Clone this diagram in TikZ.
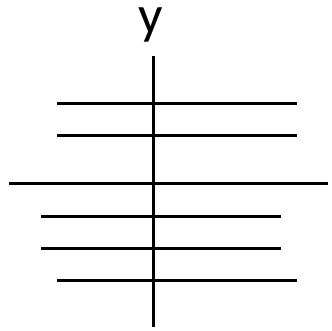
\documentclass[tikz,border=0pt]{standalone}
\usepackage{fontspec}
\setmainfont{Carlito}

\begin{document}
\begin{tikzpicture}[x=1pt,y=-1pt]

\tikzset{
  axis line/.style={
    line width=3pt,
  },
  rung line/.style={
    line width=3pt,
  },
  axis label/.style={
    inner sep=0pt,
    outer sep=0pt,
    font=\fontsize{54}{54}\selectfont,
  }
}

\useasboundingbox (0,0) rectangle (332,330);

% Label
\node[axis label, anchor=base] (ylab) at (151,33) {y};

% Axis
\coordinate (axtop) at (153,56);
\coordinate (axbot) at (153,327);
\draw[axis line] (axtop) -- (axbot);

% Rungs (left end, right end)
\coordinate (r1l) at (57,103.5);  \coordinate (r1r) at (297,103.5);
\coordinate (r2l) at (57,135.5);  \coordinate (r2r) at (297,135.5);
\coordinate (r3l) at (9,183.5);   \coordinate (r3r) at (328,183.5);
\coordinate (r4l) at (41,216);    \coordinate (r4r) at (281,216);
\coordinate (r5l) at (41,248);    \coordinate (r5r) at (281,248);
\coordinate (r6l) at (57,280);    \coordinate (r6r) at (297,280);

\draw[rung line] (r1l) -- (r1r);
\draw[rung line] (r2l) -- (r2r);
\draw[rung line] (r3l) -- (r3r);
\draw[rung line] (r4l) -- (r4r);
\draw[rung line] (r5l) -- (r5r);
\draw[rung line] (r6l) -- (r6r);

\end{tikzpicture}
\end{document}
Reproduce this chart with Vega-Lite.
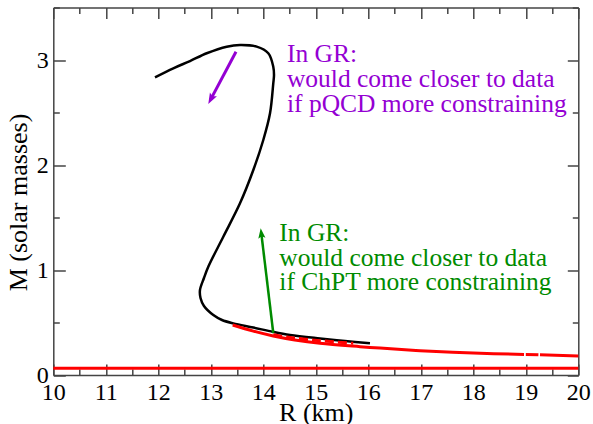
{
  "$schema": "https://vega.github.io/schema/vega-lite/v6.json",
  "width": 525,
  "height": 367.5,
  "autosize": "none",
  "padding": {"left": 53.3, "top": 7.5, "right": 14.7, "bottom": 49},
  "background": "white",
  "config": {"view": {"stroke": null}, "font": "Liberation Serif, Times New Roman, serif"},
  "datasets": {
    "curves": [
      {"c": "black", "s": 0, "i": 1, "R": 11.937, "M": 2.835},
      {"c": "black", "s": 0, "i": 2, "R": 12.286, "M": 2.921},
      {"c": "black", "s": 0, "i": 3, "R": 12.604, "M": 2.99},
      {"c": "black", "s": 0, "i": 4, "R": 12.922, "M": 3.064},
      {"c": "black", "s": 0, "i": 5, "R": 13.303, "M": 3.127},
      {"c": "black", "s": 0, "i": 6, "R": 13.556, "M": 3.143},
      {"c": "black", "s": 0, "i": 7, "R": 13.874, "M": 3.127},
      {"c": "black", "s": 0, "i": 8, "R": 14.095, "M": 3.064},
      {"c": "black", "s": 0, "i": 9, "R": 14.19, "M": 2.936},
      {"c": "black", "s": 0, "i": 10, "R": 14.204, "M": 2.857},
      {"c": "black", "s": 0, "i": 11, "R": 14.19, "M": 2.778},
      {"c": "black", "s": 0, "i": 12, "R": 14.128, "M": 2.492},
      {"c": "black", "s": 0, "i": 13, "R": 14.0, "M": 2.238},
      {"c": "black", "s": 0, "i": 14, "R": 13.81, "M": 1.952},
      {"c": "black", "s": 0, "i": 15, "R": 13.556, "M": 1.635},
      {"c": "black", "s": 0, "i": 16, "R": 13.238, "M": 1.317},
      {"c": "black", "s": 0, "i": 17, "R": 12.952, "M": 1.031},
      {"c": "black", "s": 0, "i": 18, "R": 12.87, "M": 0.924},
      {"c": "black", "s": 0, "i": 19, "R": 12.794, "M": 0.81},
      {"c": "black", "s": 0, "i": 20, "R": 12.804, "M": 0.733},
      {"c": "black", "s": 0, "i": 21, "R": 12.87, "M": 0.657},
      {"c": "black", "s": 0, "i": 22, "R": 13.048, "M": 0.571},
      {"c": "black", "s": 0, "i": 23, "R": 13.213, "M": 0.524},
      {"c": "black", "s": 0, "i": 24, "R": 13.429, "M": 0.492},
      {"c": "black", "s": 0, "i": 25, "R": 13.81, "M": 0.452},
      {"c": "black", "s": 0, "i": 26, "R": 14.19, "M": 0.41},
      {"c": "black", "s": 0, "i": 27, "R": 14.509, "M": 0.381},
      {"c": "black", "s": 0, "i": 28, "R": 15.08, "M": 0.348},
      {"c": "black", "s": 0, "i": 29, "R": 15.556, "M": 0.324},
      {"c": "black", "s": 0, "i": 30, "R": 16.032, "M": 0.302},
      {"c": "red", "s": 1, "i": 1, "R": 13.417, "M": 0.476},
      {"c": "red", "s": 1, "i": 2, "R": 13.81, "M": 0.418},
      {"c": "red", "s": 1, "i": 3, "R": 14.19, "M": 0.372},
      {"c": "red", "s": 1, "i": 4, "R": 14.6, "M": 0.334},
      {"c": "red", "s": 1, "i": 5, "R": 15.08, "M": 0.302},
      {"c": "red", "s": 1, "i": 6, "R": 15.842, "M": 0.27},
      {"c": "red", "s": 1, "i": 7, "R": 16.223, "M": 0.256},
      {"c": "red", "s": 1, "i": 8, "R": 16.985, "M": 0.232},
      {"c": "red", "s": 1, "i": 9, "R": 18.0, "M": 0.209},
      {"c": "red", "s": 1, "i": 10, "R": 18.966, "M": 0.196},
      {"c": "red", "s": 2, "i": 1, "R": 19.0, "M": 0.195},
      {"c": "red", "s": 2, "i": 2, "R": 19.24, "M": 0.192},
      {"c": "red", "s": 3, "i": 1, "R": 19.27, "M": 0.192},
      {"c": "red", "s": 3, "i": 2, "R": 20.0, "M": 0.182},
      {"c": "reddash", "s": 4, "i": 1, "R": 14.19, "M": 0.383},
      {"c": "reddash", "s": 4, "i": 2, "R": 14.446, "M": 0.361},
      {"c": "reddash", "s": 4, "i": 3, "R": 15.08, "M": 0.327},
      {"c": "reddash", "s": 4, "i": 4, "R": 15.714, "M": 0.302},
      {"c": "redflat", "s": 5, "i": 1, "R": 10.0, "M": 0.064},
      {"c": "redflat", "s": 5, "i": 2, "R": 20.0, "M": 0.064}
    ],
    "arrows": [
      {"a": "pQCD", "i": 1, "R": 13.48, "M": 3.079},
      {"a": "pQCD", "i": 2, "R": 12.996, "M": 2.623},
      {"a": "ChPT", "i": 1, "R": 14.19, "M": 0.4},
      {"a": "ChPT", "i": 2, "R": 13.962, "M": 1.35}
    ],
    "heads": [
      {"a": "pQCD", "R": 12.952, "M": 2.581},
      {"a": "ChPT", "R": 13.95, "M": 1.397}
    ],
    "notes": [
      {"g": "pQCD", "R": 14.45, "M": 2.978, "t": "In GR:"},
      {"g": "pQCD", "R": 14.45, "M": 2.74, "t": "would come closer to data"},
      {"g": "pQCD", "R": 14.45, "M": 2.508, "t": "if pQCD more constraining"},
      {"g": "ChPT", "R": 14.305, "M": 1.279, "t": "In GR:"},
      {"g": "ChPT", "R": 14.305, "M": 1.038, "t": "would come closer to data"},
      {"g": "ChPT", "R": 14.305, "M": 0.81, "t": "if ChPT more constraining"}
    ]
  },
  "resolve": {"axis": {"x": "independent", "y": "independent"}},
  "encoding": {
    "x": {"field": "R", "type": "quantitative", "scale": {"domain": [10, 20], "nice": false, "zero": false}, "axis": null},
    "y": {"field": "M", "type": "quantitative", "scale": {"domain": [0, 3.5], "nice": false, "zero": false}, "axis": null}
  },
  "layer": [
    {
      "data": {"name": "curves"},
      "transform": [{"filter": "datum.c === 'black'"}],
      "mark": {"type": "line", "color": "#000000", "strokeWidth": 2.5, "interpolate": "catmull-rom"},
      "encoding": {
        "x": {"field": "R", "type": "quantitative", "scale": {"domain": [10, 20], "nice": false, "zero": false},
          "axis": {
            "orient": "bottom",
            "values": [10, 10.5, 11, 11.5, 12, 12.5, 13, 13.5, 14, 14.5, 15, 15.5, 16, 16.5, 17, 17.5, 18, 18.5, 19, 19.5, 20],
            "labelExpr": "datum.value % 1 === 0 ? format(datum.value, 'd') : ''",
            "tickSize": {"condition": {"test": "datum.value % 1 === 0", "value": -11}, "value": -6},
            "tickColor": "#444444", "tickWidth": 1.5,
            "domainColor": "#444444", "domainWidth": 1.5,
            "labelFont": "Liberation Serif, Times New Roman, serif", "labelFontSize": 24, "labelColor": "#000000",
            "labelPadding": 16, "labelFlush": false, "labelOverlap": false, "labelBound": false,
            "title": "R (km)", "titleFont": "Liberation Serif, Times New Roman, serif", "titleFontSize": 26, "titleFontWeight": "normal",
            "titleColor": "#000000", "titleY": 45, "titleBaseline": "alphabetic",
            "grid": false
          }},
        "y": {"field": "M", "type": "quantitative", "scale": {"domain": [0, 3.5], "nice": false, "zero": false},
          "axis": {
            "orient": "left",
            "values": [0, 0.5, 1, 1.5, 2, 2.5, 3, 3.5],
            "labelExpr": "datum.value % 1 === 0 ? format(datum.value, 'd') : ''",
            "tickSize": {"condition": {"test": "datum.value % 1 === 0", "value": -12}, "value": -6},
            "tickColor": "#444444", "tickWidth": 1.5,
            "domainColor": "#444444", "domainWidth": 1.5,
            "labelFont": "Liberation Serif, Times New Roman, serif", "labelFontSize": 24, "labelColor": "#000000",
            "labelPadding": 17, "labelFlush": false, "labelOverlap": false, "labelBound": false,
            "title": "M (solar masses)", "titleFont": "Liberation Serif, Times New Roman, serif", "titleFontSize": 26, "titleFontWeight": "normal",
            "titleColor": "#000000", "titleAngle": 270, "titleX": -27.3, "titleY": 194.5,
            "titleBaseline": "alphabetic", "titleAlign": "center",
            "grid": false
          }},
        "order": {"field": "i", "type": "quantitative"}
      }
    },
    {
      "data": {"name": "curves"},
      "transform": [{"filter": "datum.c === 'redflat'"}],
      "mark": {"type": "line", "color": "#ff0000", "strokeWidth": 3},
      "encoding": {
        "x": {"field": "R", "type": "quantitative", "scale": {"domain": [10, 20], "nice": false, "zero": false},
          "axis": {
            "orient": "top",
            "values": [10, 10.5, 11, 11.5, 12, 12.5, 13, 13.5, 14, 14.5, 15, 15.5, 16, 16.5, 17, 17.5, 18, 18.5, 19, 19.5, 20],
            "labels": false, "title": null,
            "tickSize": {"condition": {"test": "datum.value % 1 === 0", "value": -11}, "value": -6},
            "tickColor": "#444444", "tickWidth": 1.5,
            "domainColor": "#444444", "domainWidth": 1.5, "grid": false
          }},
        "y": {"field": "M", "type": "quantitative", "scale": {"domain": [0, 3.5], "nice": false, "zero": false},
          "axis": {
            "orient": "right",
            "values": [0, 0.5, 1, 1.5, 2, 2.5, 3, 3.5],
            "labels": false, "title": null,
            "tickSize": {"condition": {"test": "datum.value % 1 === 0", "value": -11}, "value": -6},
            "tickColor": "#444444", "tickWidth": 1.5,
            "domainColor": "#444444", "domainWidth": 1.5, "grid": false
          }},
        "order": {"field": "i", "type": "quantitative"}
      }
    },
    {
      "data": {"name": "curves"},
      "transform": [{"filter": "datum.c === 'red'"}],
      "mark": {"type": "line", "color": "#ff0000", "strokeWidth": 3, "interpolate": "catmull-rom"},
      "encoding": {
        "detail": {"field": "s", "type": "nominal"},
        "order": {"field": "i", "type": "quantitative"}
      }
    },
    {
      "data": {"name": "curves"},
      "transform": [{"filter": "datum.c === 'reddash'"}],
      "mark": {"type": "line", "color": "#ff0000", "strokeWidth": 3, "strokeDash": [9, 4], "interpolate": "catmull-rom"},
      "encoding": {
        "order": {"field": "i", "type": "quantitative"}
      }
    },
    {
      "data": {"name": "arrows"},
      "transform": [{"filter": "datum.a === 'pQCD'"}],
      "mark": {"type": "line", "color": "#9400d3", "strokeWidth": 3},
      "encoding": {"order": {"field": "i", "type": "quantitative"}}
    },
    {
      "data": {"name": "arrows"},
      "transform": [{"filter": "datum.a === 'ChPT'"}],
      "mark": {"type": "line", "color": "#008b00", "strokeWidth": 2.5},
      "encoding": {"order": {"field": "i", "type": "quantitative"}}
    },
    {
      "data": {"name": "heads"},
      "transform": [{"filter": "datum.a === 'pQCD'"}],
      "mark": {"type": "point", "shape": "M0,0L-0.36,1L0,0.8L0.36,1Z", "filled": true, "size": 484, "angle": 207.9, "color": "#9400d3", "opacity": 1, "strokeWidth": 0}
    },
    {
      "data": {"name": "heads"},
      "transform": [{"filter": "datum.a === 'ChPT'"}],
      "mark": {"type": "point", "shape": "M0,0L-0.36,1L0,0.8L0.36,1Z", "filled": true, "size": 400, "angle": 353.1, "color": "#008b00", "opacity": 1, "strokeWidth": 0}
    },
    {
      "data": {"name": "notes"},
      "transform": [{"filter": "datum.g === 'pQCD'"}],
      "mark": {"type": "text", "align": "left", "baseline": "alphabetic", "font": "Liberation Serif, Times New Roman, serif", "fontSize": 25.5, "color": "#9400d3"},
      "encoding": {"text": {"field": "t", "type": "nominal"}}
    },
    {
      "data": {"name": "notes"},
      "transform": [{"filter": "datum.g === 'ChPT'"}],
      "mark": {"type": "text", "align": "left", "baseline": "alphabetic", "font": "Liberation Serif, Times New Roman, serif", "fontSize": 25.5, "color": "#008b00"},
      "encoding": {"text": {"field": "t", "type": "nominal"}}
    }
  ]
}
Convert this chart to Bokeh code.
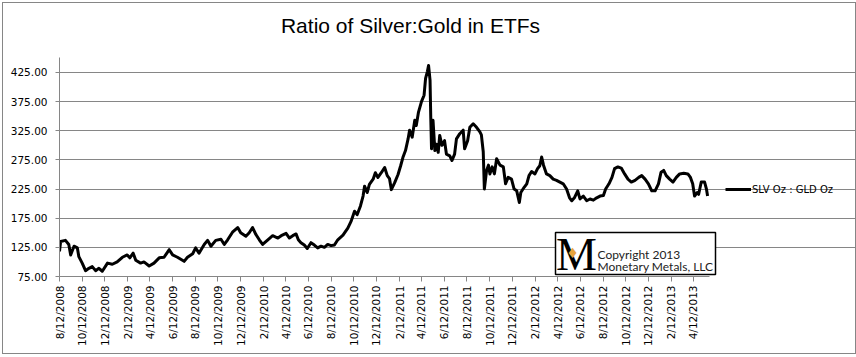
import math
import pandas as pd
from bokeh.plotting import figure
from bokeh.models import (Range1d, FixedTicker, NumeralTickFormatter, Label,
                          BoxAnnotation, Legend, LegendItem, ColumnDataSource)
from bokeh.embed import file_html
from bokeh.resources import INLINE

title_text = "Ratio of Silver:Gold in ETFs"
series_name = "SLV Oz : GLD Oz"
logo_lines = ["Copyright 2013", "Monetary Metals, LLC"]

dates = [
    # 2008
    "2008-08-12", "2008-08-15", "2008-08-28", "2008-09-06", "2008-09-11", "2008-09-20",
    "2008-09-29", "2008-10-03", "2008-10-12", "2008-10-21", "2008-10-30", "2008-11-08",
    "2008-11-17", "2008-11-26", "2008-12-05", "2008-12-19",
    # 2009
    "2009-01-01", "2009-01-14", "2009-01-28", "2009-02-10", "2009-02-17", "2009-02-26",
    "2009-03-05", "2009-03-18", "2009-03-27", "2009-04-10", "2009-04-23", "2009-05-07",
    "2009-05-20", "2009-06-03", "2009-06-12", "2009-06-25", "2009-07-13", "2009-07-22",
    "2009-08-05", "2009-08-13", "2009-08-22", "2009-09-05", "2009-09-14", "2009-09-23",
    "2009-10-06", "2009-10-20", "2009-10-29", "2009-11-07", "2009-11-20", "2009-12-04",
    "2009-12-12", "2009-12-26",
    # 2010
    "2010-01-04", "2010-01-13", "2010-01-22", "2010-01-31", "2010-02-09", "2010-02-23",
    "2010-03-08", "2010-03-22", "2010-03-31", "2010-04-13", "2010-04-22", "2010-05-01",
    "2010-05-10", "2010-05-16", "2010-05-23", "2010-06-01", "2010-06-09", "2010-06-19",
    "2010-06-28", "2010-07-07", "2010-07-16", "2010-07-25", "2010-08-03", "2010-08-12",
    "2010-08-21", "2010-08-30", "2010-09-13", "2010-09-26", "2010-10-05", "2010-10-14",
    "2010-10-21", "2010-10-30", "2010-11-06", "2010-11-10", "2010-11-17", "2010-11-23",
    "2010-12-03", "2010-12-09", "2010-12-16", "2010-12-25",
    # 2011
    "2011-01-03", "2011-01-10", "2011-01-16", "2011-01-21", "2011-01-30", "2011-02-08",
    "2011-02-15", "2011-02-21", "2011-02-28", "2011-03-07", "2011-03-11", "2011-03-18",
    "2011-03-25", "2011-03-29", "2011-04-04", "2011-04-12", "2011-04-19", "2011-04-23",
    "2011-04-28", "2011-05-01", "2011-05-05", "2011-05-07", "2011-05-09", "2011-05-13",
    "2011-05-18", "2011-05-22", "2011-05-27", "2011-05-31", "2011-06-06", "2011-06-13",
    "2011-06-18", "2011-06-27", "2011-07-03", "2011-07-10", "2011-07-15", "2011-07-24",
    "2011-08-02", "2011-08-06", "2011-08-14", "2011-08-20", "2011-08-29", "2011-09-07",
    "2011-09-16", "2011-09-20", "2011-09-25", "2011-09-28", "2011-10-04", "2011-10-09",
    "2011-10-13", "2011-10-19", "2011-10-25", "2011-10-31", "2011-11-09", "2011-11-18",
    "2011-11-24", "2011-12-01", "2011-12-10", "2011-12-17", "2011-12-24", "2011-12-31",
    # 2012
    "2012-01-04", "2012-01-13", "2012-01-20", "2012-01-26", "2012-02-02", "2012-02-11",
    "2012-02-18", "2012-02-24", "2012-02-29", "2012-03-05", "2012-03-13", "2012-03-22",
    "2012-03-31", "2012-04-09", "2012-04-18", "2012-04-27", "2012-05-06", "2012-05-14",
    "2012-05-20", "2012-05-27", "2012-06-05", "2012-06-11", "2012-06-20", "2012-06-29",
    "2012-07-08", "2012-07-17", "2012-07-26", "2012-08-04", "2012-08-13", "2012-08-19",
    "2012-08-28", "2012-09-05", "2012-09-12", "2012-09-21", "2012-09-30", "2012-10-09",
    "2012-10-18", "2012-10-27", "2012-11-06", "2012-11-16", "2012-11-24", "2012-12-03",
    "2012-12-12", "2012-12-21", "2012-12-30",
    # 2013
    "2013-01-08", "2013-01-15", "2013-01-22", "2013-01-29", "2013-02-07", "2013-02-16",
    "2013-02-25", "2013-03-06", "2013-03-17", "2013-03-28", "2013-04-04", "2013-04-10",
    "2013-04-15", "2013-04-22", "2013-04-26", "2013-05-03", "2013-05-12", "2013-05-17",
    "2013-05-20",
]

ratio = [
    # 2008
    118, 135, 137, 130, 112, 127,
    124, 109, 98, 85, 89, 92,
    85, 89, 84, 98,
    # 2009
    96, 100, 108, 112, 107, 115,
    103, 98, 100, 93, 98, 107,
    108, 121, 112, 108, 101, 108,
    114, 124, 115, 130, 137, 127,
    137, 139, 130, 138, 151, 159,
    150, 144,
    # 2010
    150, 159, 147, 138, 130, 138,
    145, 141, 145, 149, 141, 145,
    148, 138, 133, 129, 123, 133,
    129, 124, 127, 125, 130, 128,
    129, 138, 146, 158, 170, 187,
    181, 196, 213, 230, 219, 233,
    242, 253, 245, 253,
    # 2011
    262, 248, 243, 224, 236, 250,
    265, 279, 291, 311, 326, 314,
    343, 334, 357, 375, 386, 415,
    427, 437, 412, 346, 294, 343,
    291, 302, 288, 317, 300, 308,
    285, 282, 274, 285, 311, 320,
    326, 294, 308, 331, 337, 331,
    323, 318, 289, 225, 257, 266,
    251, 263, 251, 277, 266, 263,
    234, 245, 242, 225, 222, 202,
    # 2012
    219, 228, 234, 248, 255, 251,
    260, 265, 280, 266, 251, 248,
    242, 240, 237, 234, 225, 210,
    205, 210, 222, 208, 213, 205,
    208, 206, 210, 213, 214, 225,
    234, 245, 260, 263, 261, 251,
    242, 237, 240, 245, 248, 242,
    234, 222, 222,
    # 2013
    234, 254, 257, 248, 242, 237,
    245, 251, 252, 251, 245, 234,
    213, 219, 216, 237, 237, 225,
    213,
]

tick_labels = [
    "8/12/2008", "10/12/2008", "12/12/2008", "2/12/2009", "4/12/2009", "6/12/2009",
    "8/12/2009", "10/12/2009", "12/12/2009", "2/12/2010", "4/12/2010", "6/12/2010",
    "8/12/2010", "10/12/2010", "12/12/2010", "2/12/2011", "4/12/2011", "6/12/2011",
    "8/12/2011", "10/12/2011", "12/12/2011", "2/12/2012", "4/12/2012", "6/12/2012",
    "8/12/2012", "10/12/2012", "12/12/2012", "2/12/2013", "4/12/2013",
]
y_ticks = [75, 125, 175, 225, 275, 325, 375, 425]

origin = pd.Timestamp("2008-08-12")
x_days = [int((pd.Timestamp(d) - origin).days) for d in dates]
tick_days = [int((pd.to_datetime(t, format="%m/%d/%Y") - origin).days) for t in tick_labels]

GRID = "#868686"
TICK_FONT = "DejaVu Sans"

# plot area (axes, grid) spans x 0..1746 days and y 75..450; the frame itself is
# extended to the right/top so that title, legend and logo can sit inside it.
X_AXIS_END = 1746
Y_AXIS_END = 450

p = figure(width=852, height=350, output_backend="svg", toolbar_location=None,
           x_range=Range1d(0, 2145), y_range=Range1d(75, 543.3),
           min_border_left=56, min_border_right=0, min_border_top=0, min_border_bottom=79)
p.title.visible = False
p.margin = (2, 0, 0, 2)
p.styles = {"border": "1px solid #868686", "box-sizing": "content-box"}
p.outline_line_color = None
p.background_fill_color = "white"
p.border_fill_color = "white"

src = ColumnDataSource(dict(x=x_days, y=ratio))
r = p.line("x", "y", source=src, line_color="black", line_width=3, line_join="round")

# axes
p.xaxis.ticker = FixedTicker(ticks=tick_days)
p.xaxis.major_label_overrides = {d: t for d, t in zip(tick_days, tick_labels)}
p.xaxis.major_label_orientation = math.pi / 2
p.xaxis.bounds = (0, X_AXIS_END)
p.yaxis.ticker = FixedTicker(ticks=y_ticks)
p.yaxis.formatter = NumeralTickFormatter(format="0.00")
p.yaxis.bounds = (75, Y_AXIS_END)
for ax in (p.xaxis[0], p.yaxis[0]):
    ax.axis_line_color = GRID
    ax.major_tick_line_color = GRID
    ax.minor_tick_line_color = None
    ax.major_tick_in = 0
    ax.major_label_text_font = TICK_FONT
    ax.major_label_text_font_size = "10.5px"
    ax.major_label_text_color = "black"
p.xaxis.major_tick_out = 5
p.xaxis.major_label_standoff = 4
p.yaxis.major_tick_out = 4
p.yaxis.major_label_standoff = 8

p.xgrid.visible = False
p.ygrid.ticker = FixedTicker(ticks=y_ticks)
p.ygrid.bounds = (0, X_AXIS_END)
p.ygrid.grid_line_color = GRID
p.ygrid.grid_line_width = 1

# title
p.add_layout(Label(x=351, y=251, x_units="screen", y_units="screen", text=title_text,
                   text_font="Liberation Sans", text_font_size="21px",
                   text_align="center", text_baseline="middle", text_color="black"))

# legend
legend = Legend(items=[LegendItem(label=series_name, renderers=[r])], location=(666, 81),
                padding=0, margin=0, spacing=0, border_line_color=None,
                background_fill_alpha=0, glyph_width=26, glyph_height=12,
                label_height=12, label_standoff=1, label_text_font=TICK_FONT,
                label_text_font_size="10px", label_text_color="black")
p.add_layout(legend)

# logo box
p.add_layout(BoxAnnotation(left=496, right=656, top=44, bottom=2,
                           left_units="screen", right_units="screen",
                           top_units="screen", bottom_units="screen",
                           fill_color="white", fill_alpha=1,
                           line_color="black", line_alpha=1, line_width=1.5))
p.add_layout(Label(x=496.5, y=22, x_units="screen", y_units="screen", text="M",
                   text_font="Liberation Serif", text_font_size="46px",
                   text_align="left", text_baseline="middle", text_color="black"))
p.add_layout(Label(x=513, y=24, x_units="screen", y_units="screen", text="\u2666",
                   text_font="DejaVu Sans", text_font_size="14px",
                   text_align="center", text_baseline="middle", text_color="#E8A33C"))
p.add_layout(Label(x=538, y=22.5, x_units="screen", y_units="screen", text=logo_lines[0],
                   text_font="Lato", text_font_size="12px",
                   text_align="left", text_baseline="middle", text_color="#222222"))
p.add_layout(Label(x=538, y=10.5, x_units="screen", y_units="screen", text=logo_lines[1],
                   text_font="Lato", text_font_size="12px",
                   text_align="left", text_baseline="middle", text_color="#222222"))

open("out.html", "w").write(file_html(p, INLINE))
=====
_Required task_: Repeat only what runs from the first line of the records above to the line with "(axtop) -- (axbot);", both included, word for word, minus the pictures.

_Exercise solution_:
Clone this diagram in TikZ.
\documentclass[tikz,border=0pt]{standalone}
\usepackage{fontspec}
\setmainfont{Carlito}

\begin{document}
\begin{tikzpicture}[x=1pt,y=-1pt]

\tikzset{
  axis line/.style={
    line width=3pt,
  },
  rung line/.style={
    line width=3pt,
  },
  axis label/.style={
    inner sep=0pt,
    outer sep=0pt,
    font=\fontsize{54}{54}\selectfont,
  }
}

\useasboundingbox (0,0) rectangle (332,330);

% Label
\node[axis label, anchor=base] (ylab) at (151,33) {y};

% Axis
\coordinate (axtop) at (153,56);
\coordinate (axbot) at (153,327);
\draw[axis line] (axtop) -- (axbot);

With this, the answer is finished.